I would have said “telenovela” instead of “mini-series” — something developed the same year La Region was first published and destined, with their interlocking stories of social class conflicts, coincidence and recurring themes, to be the defining Mexican style of story-telling.

Like La muerte de Artemio Cruz (1962) or the 1999 complimentary novel (featuring some of the same characters) Los años con Laura Díaz, Fuentes writes of the Mexican Revolution and its aftermath — the triumphs, tragedies and ironies of the nations’ always uncertain modernity with a filmmaker’s — or telenovelista’s — eye.

Regrettably only “The Old Gringo” (El viejo gringo) has made it to the big screen, but that novel deals with a minor incident of the Mexican Revolution (the disappearance of Hearst correspondent, Civil War veteran and short story writer Ambrose Bierce) and — probably making Fuentes cry all the way to the bank — was only made because the Italian producers could use well-known Hollywood actors and could deal in Mexican stereotypes. And, two of the three protagonists are gringos.
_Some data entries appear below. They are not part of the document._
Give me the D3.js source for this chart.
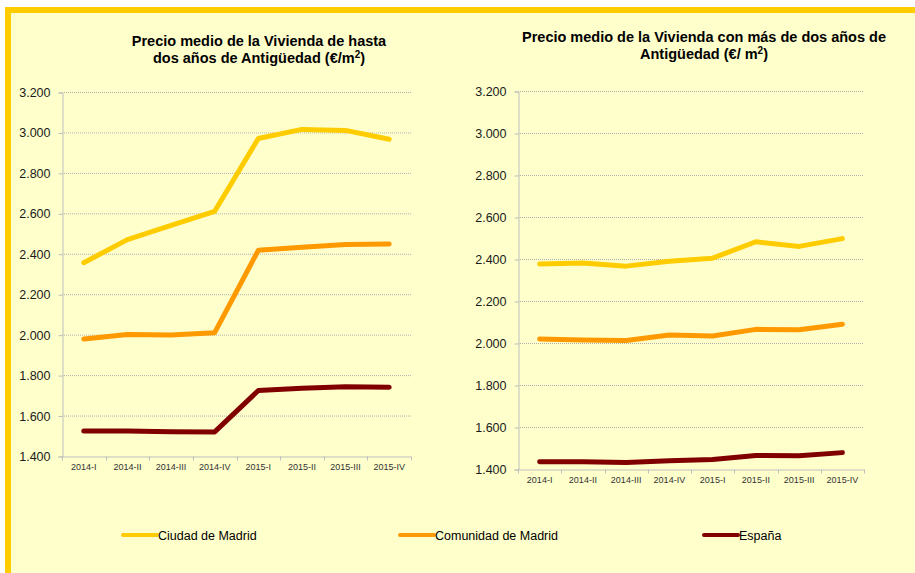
<!DOCTYPE html>
<html lang="es">
<head>
<meta charset="UTF-8">
<title>Precio medio de la Vivienda</title>
<style>
  body { margin: 0; background: #fff; }
  text { font-family: Arial, "Liberation Sans", sans-serif; }
</style>
</head>
<body>
<script src="https://d3js.org/d3.v7.min.js"></script>
<script>
// trimestres
let categories = ['2014-I', '2014-II', '2014-III', '2014-IV', '2015-I', '2015-II', '2015-III', '2015-IV'];
let seriesNames = ['Ciudad de Madrid', 'Comunidad de Madrid', 'España'];
let seriesColors = ['#FFCC00', '#FF9900', '#800000'];

// vivienda de hasta dos años
let ciudadNueva = [2356, 2470, 2540, 2610, 2970, 3015, 3010, 2966];
let comunidadNueva = [1979, 2001, 1998, 2010, 2417, 2432, 2446, 2448];
let espanaNueva = [1524, 1524, 1520, 1519, 1724, 1735, 1743, 1740];

// vivienda con más de dos años
let ciudadUsada = [2376, 2381, 2366, 2389, 2404, 2482, 2460, 2497];
let comunidadUsada = [2019, 2014, 2012, 2038, 2033, 2065, 2063, 2089];
let espanaUsada = [1435, 1434, 1431, 1439, 1445, 1464, 1463, 1478];

let yTicks = [1400, 1600, 1800, 2000, 2200, 2400, 2600, 2800, 3000, 3200];

let width = 915;
let height = 573;

let fmt = d3.formatLocale({ decimal: ',', thousands: '.', grouping: [3], currency: ['', '€'] }).format(',');

let svg = d3.select('body')
    .append('svg')
    .attr('width', width)
    .attr('height', height);

// marco amarillo
svg.append('rect')
    .attr('x', 5).attr('y', 7)
    .attr('width', width - 5).attr('height', height - 7)
    .attr('fill', '#FFCC00');
svg.append('rect')
    .attr('x', 11).attr('y', 13)
    .attr('width', width - 11).attr('height', height - 13)
    .attr('fill', '#FFFFCC');

function drawChart(opts) {
    let g = svg.append('g');

    let x = d3.scaleBand()
        .domain(categories)
        .range([opts.left, opts.right]);
    let y = d3.scaleLinear()
        .domain([1400, 3200])
        .range([opts.bottom, opts.top]);

    // título
    let title = g.append('text')
        .attr('x', opts.titleX)
        .attr('y', opts.titleY)
        .attr('text-anchor', 'middle')
        .attr('font-size', '14.5px')
        .attr('font-weight', 'bold')
        .attr('fill', '#000');
    opts.title.forEach(function(line, i) {
        title.append('tspan')
            .attr('x', opts.titleX)
            .attr('dy', i === 0 ? 0 : 16.5)
            .text(line.text);
        if (line.sup) {
            title.append('tspan')
                .attr('font-size', '10px')
                .attr('dy', -5)
                .text(line.sup);
            title.append('tspan')
                .attr('dy', 5)
                .text(line.after);
        }
    });

    // líneas de cuadrícula
    g.append('g')
        .selectAll('line')
        .data(yTicks.slice(1))
        .enter()
        .append('line')
        .attr('x1', opts.left)
        .attr('x2', opts.right)
        .attr('y1', function(d) { return y(d) + 0.5; })
        .attr('y2', function(d) { return y(d) + 0.5; })
        .attr('stroke', '#B0B0B0')
        .attr('stroke-width', 1)
        .attr('stroke-dasharray', '1,1');

    // eje y
    let yAxis = d3.axisLeft(y)
        .tickValues(yTicks)
        .tickFormat(fmt)
        .tickSize(4)
        .tickPadding(8);
    let ya = g.append('g')
        .attr('transform', 'translate(' + (opts.left + 0.5) + ',0.5)')
        .call(yAxis);
    ya.select('.domain').attr('stroke', '#BFBFBF');
    ya.selectAll('.tick line').attr('stroke', '#BFBFBF');
    ya.selectAll('.tick text')
        .attr('font-size', '12.5px')
        .attr('font-family', 'Arial, "Liberation Sans", sans-serif')
        .attr('fill', '#1a1a1a');

    // eje x
    let xAxis = d3.axisBottom(x)
        .tickSize(0)
        .tickPadding(opts.xPad);
    let xa = g.append('g')
        .attr('transform', 'translate(0,' + (opts.bottom + 0.5) + ')')
        .call(xAxis);
    xa.select('.domain').attr('stroke', '#BFBFBF');
    xa.selectAll('.tick text')
        .attr('font-size', '9px')
        .attr('font-family', 'Arial, "Liberation Sans", sans-serif')
        .attr('fill', '#333');
    // marcas entre categorías
    xa.append('g')
        .selectAll('line')
        .data(categories.concat(['fin']))
        .enter()
        .append('line')
        .attr('x1', function(d, i) { return Math.round(opts.left + i * x.step()) + 0.5; })
        .attr('x2', function(d, i) { return Math.round(opts.left + i * x.step()) + 0.5; })
        .attr('y1', 0)
        .attr('y2', 4)
        .attr('stroke', '#BFBFBF');

    // series
    let line = d3.line()
        .x(function(d, i) { return x(categories[i]) + x.bandwidth() / 2; })
        .y(function(d) { return y(d); });

    opts.series.forEach(function(s, i) {
        g.append('path')
            .attr('d', line(s))
            .attr('fill', 'none')
            .attr('stroke', seriesColors[i])
            .attr('stroke-width', 5)
            .attr('stroke-linecap', 'round')
            .attr('stroke-linejoin', 'round');
    });
}

drawChart({
    left: 62, right: 411, top: 92, bottom: 456, xPad: 7,
    titleX: 259, titleY: 46,
    title: [
        { text: 'Precio medio de la Vivienda de hasta' },
        { text: 'dos años de Antigüedad (€/m', sup: '2', after: ')' }
    ],
    series: [ciudadNueva, comunidadNueva, espanaNueva]
});

drawChart({
    left: 518, right: 864, top: 91, bottom: 469, xPad: 7,
    titleX: 704, titleY: 42,
    title: [
        { text: 'Precio medio de la Vivienda con más de dos años de' },
        { text: 'Antigüedad (€/ m', sup: '2', after: ')' }
    ],
    series: [ciudadUsada, comunidadUsada, espanaUsada]
});

// leyenda
let legendX = [123, 400, 704];
let legend = svg.append('g')
    .selectAll('g')
    .data(seriesNames)
    .enter()
    .append('g')
    .attr('transform', function(d, i) { return 'translate(' + legendX[i] + ',535)'; });
legend.append('line')
    .attr('x1', 0).attr('x2', 34)
    .attr('y1', 0).attr('y2', 0)
    .attr('stroke', function(d, i) { return seriesColors[i]; })
    .attr('stroke-width', 4)
    .attr('stroke-linecap', 'round');
legend.append('text')
    .attr('x', 35)
    .attr('y', 4.5)
    .attr('font-size', '12.5px')
    .attr('fill', '#000')
    .text(function(d) { return d; });
</script>
</body>
</html>
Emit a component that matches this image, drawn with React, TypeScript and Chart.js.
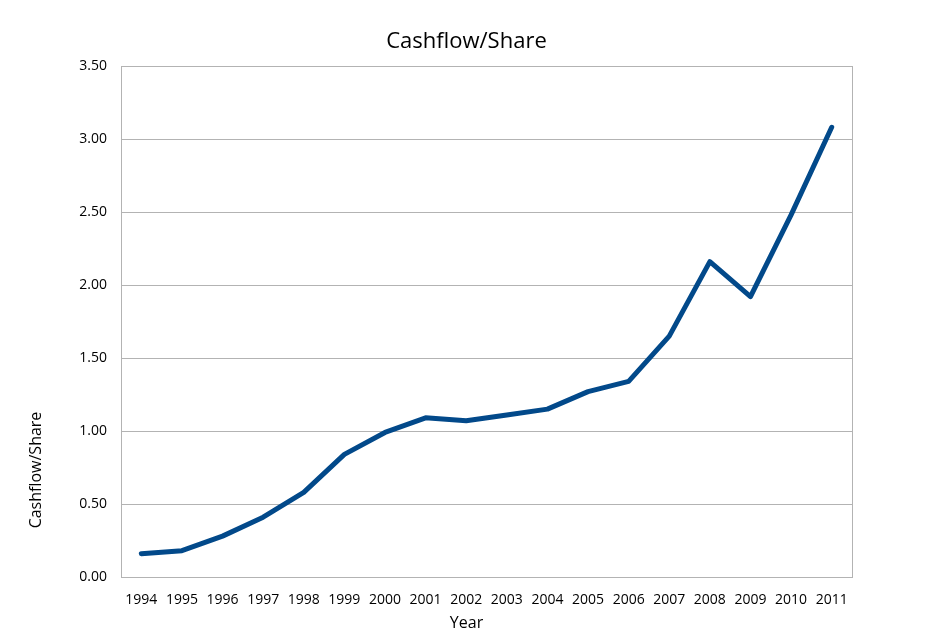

Gachupines and Gringos have caught Fuente’s eye in the last few years.   As a companion piece to a television series on Latin America’s Hispanidad, he wrote El espijo enterrada (The Buried Mirror), his reflections on Spanish colonialism.  “His black comedy “Eagle’s Throne” tells the story of a futuristic “war on drugs” with U.S. President Condaleeza Rice resorting to magic to manipulate the election to replace multi-term President Vicente Fox.  A 93-year old Fidel Castro still holds power in this novel, set in 2020.   In 2006, he wrote “Contra Bush” — which is what you’d expect from a Mexican, though Fuentes is a bit further to the right than most of his contemporaries and the  main current of Mexican intelligencia.  Like many others, he backed Vicente Fox and the conservative PAN party’s attempts to break the stranglehold PRI had on the presidency in 2000.  Unlike the others, he continued to support the Fox administration, though with some distaste, now — as in his childhood — viewing his country from abroad.

Perhaps best able to view his people and his city, like the God Tezacatlipolco, only through a smoky mirror… or though a foggy one.  Fuentes lives in London.